You see nothing like this in most GOP ads. Numerous spots from Perdue and Loeffler — see examples here, here and here — say nothing about the coronavirus or the recovery. Instead they air fictions about defunding the police or insulting nonsense about Warnock hating America.

Because there’s such an enormous crush of ads in Georgia, it’s hard to keep track of all the messaging. But a veteran political reporter in the state tells me there’s been very little advertising from Perdue, Loeffler or the GOP on any affirmative plans to address the coronavirus and the economic challenges the country faces.

What Republicans really stand for

This is important, because it gets at the actual argument, writ large, that Republicans are making right now. Republicans really are telling voters that they should elect a GOP Senate not because of the constructive steps it will take to address the coronavirus or economic crises, but instead to prevent the radical left from destroying America.

The health care issue illustrates this perfectly. The GOP super PAC ad above, and another one from Perdue, claim that Democratic control of the Senate means Biden will implement “expensive government-run health care” and take away people’s private insurance.

That’s nonsense, because Biden, of course, ran against Medicare-for-all in the primaries. Yes, he would dramatically expand the Affordable Care Act. Yet even as Republicans attack this as scary socialism, what are they offering?

Shockingly, it turns out Perdue has voted to wipe away the ACA. Perdue tried to obscure this by running ads last fall claiming to support protections for preexisting conditions, but they’re baloney. That Republicans are running ads attacking expanded government health care as socialism while offering nothing serious of their own amid a pandemic says it all.

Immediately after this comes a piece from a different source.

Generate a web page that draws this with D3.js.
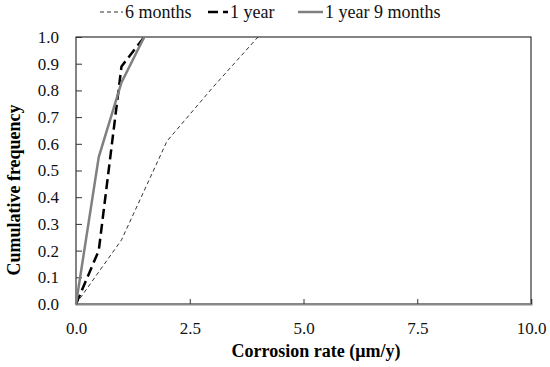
<!DOCTYPE html>
<html>
<head>
<meta charset="utf-8">
<script src="https://cdn.jsdelivr.net/npm/d3@7"></script>
<style>
  body { margin: 0; background: #fff; }
  svg { font-family: "Liberation Serif", "DejaVu Serif", serif; }
</style>
</head>
<body>
<svg id="chart" width="550" height="367"></svg>
<script>
// data
var rate6m = [0, 1, 2, 3, 4];
var freq6m = [0, 0.24, 0.61, 0.81, 1.0];
var rate1y = [0, 0.5, 1, 1.5];
var freq1y = [0, 0.2, 0.89, 1.0];
var rate1y9m = [0, 0.5, 1, 1.5];
var freq1y9m = [0, 0.55, 0.83, 1.0];
var xTicks = [0, 2.5, 5, 7.5, 10];
var yTicks = [0, 0.1, 0.2, 0.3, 0.4, 0.5, 0.6, 0.7, 0.8, 0.9, 1.0];
var seriesNames = ["6 months", "1 year", "1 year 9 months"];

var series = [
  {name: seriesNames[0], xs: rate6m, ys: freq6m, color: "#333", width: 1, dash: "4,3"},
  {name: seriesNames[1], xs: rate1y, ys: freq1y, color: "#000", width: 2.5, dash: "10,5"},
  {name: seriesNames[2], xs: rate1y9m, ys: freq1y9m, color: "#808080", width: 2.5, dash: null}
];

var svg = d3.select("#chart");
var pLeft = 76, pRight = 531, pTop = 37, pBottom = 304;

var x = d3.scaleLinear().domain([0, 10]).range([pLeft, pRight]);
var y = d3.scaleLinear().domain([0, 1]).range([pBottom, pTop]);

// frame
svg.append("rect")
  .attr("x", pLeft).attr("y", pTop)
  .attr("width", pRight - pLeft).attr("height", pBottom - pTop)
  .attr("fill", "none").attr("stroke", "#333").attr("stroke-width", 1.2);

// y axis
var yAxis = svg.append("g")
  .attr("transform", "translate(" + pLeft + ",0)")
  .call(d3.axisLeft(y).tickValues(yTicks).tickSize(-6).tickPadding(17).tickFormat(d3.format(".1f")));
yAxis.select(".domain").remove();
yAxis.selectAll("line").attr("stroke", "#333");
yAxis.selectAll("text").attr("font-size", 17).attr("font-family", "Liberation Serif").attr("fill", "#111");

// x axis
var xAxis = svg.append("g")
  .attr("transform", "translate(0," + pBottom + ")")
  .call(d3.axisBottom(x).tickValues(xTicks).tickSize(-5).tickPadding(18).tickFormat(d3.format(".1f")));
xAxis.select(".domain").attr("stroke", "#888").attr("stroke-width", 2);
xAxis.selectAll("line").attr("stroke", "#333");
xAxis.selectAll("text").attr("font-size", 17).attr("font-family", "Liberation Serif").attr("fill", "#111");

// lines
var line = d3.line()
  .x(function(d) { return x(d[0]); })
  .y(function(d) { return y(d[1]); });

series.forEach(function(s) {
  var pts = s.xs.map(function(v, i) { return [v, s.ys[i]]; });
  svg.append("path")
    .datum(pts)
    .attr("d", line)
    .attr("fill", "none")
    .attr("stroke", s.color)
    .attr("stroke-width", s.width)
    .attr("stroke-dasharray", s.dash);
});

// axis titles
svg.append("text")
  .attr("x", 316).attr("y", 357)
  .attr("text-anchor", "middle")
  .attr("font-size", 18).attr("font-weight", "bold")
  .text("Corrosion rate (\u03bcm/y)");

svg.append("text")
  .attr("transform", "translate(20,190) rotate(-90)")
  .attr("text-anchor", "middle")
  .attr("font-size", 18).attr("font-weight", "bold")
  .text("Cumulative frequency");

// legend
var legendPos = [100, 208, 298];
var legendLen = [23, 20, 25];
var legend = svg.append("g");
series.forEach(function(s, i) {
  var lx = legendPos[i];
  legend.append("line")
    .attr("x1", lx).attr("x2", lx + legendLen[i])
    .attr("y1", 12).attr("y2", 12)
    .attr("stroke", s.color)
    .attr("stroke-width", s.width)
    .attr("stroke-dasharray", s.dash);
  legend.append("text")
    .attr("x", lx + legendLen[i] + 2).attr("y", 18)
    .attr("font-size", 18).attr("fill", "#111")
    .text(s.name);
});
</script>
</body>
</html>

The fact that this party has nothing to offer in the face of these crises, of course, is why Senate Republicans are finally gravitating toward a new coronavirus relief package. But it’s far too little. It comes after they resisted stimulus payments and unemployment assistance for months.

And it also comes as McConnell has privately admitted Perdue and Loeffler are getting killed on the issue. All of which demonstrates that GOP control of the Senate surely means nothing serious in the way of more assistance next year.

Still, Republicans plainly have a plan to obscure this, too. If this limited deal does pass, it’s likely they’ll abruptly pivot to an affirmative economic message, suddenly extolling all they’re doing for the recovery.

“Republicans are running as a check on socialism, without offering any alternative,” Democratic strategist Simon Rosenberg tells me. “But it’s clear that once McConnell gets a deal done, they’ll close on free enterprise, opportunity, and recovery. Democrats should anticipate that and challenge it forcefully.”

Yes, they should. And one has to hope that Georgia voters won’t fall for the con.